-- start Provided material --

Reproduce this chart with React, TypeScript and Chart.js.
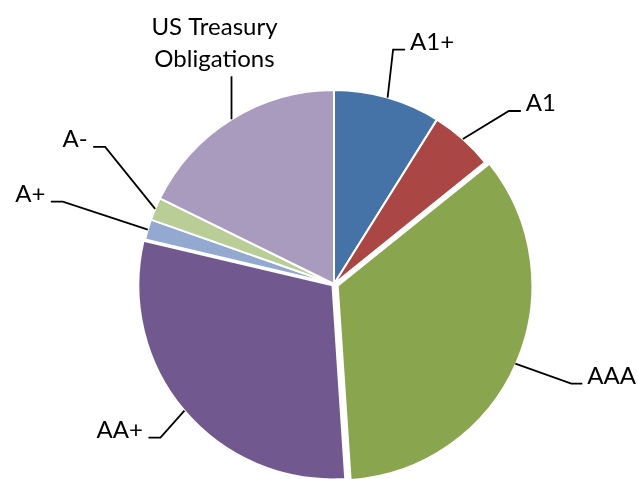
import React, { useEffect, useRef } from "react";
import { Chart, registerables } from "chart.js";

Chart.register(...registerables);

const categories = ["A1+", "A1", "AAA", "AA+", "A+", "A-", "US Treasury Obligations"];
const labelLines = [["A1+"], ["A1"], ["AAA"], ["AA+"], ["A+"], ["A-"], ["US Treasury", "Obligations"]];
const shares = [8.9, 5.3, 34.7, 29.7, 1.7, 1.9, 17.7];
const colors = ["#4572A7", "#AA4643", "#89A54E", "#71588F", "#93A9CF", "#B9CD96", "#A99BBD"];
const explode = [0, 0, 16, 8, 0, 0, 0];

// leader line layout (styling): elbow offset from the slice's attach point, tail length
const leaderLayout = [
  { dx: 5.5, dy: -48, tail: 12 },
  { dx: 46, dy: -28, tail: 12 },
  { dx: 56, dy: 20, tail: 11 },
  { dx: -24, dy: 27, tail: -12 },
  { dx: -85, dy: -28, tail: -12 },
  { dx: -50, dy: -62, tail: -12 },
  { dx: 0, dy: -43, tail: 0, above: true, textDx: -17 },
];

const FONT = "24px Lato";

const leaderPlugin = {
  id: "leaders",
  afterDatasetsDraw(chart: any) {
    const ctx = chart.ctx;
    const meta = chart.getDatasetMeta(0);
    ctx.save();
    ctx.strokeStyle = "#000";
    ctx.lineWidth = 1.8;
    ctx.fillStyle = "#000";
    ctx.font = FONT;
    meta.data.forEach((arc: any, i: number) => {
      const p = arc.getProps(["x", "y", "startAngle", "endAngle", "outerRadius"], true);
      const mid = (p.startAngle + p.endAngle) / 2;
      const off = (arc.options.offset || 0) / 4;
      const r = p.outerRadius + off;
      const ax = p.x + Math.cos(mid) * r;
      const ay = p.y + Math.sin(mid) * r;
      const L = leaderLayout[i];
      const ex = ax + L.dx;
      const ey = ay + L.dy;
      const tx = ex + L.tail;
      ctx.beginPath();
      ctx.moveTo(ax, ay);
      ctx.lineTo(ex, ey);
      if (L.tail) ctx.lineTo(tx, ey);
      ctx.stroke();
      const lines = labelLines[i];
      ctx.textBaseline = "alphabetic";
      if (L.above) {
        ctx.textAlign = "center";
        const cx = ax + (L.textDx || 0);
        const n = lines.length;
        lines.forEach((t: string, k: number) => {
          ctx.fillText(t, cx, ey - 9 - (n - 1 - k) * 32.5);
        });
      } else if (L.tail > 0) {
        ctx.textAlign = "left";
        ctx.fillText(lines[0], tx + 5, ey + 0.5);
      } else {
        ctx.textAlign = "right";
        ctx.fillText(lines[0], tx - 5.5, ey + 0.5);
      }
    });
    ctx.restore();
  },
};

export default function App() {
  const ref = useRef<HTMLCanvasElement | null>(null);
  useEffect(() => {
    if (!ref.current) return;
    const chart = new Chart(ref.current, {
      type: "pie",
      data: {
        labels: categories,
        datasets: [
          {
            data: shares,
            backgroundColor: colors,
            borderColor: "#FFFFFF",
            borderWidth: 2,
            offset: explode,
          },
        ],
      },
      options: {
        animation: false,
        responsive: true,
        maintainAspectRatio: false,
        radius: 194,
        layout: { padding: { left: 30, right: 0, top: 89, bottom: 0 } },
        plugins: { legend: { display: false }, tooltip: { enabled: false } },
        events: [],
      } as any,
      plugins: [leaderPlugin],
    });
    return () => chart.destroy();
  }, []);
  return (
    <div style={{ position: "absolute", left: 0, top: 0, width: 638, height: 479, background: "#fff" }}>
      <canvas ref={ref} />
    </div>
  );
}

-- end Provided material --

Problem requirements: Set the pictures aside and transcribe the data above exactly.

Solution:
Reproduce this chart with React, TypeScript and Chart.js.
import React, { useEffect, useRef } from "react";
import { Chart, registerables } from "chart.js";

Chart.register(...registerables);

const categories = ["A1+", "A1", "AAA", "AA+", "A+", "A-", "US Treasury Obligations"];
const labelLines = [["A1+"], ["A1"], ["AAA"], ["AA+"], ["A+"], ["A-"], ["US Treasury", "Obligations"]];
const shares = [8.9, 5.3, 34.7, 29.7, 1.7, 1.9, 17.7];
const colors = ["#4572A7", "#AA4643", "#89A54E", "#71588F", "#93A9CF", "#B9CD96", "#A99BBD"];
const explode = [0, 0, 16, 8, 0, 0, 0];

// leader line layout (styling): elbow offset from the slice's attach point, tail length
const leaderLayout = [
  { dx: 5.5, dy: -48, tail: 12 },
  { dx: 46, dy: -28, tail: 12 },
  { dx: 56, dy: 20, tail: 11 },
  { dx: -24, dy: 27, tail: -12 },
  { dx: -85, dy: -28, tail: -12 },
  { dx: -50, dy: -62, tail: -12 },
  { dx: 0, dy: -43, tail: 0, above: true, textDx: -17 },
];

const FONT = "24px Lato";

const leaderPlugin = {
  id: "leaders",
  afterDatasetsDraw(chart: any) {
    const ctx = chart.ctx;
    const meta = chart.getDatasetMeta(0);
    ctx.save();
    ctx.strokeStyle = "#000";
    ctx.lineWidth = 1.8;
    ctx.fillStyle = "#000";
    ctx.font = FONT;
    meta.data.forEach((arc: any, i: number) => {
      const p = arc.getProps(["x", "y", "startAngle", "endAngle", "outerRadius"], true);
      const mid = (p.startAngle + p.endAngle) / 2;
      const off = (arc.options.offset || 0) / 4;
      const r = p.outerRadius + off;
      const ax = p.x + Math.cos(mid) * r;
      const ay = p.y + Math.sin(mid) * r;
      const L = leaderLayout[i];
      const ex = ax + L.dx;
      const ey = ay + L.dy;
      const tx = ex + L.tail;
      ctx.beginPath();
      ctx.moveTo(ax, ay);
      ctx.lineTo(ex, ey);
      if (L.tail) ctx.lineTo(tx, ey);
      ctx.stroke();
      const lines = labelLines[i];
      ctx.textBaseline = "alphabetic";
      if (L.above) {
        ctx.textAlign = "center";
        const cx = ax + (L.textDx || 0);
        const n = lines.length;
        lines.forEach((t: string, k: number) => {
          ctx.fillText(t, cx, ey - 9 - (n - 1 - k) * 32.5);
        });
      } else if (L.tail > 0) {
        ctx.textAlign = "left";
        ctx.fillText(lines[0], tx + 5, ey + 0.5);
      } else {
        ctx.textAlign = "right";
        ctx.fillText(lines[0], tx - 5.5, ey + 0.5);
      }
    });
    ctx.restore();
  },
};

export default function App() {
  const ref = useRef<HTMLCanvasElement | null>(null);
  useEffect(() => {
    if (!ref.current) return;
    const chart = new Chart(ref.current, {
      type: "pie",
      data: {
        labels: categories,
        datasets: [
          {
            data: shares,
            backgroundColor: colors,
            borderColor: "#FFFFFF",
            borderWidth: 2,
            offset: explode,
          },
        ],
      },
      options: {
        animation: false,
        responsive: true,
        maintainAspectRatio: false,
        radius: 194,
        layout: { padding: { left: 30, right: 0, top: 89, bottom: 0 } },
        plugins: { legend: { display: false }, tooltip: { enabled: false } },
        events: [],
      } as any,
      plugins: [leaderPlugin],
    });
    return () => chart.destroy();
  }, []);
  return (
    <div style={{ position: "absolute", left: 0, top: 0, width: 638, height: 479, background: "#fff" }}>
      <canvas ref={ref} />
    </div>
  );
}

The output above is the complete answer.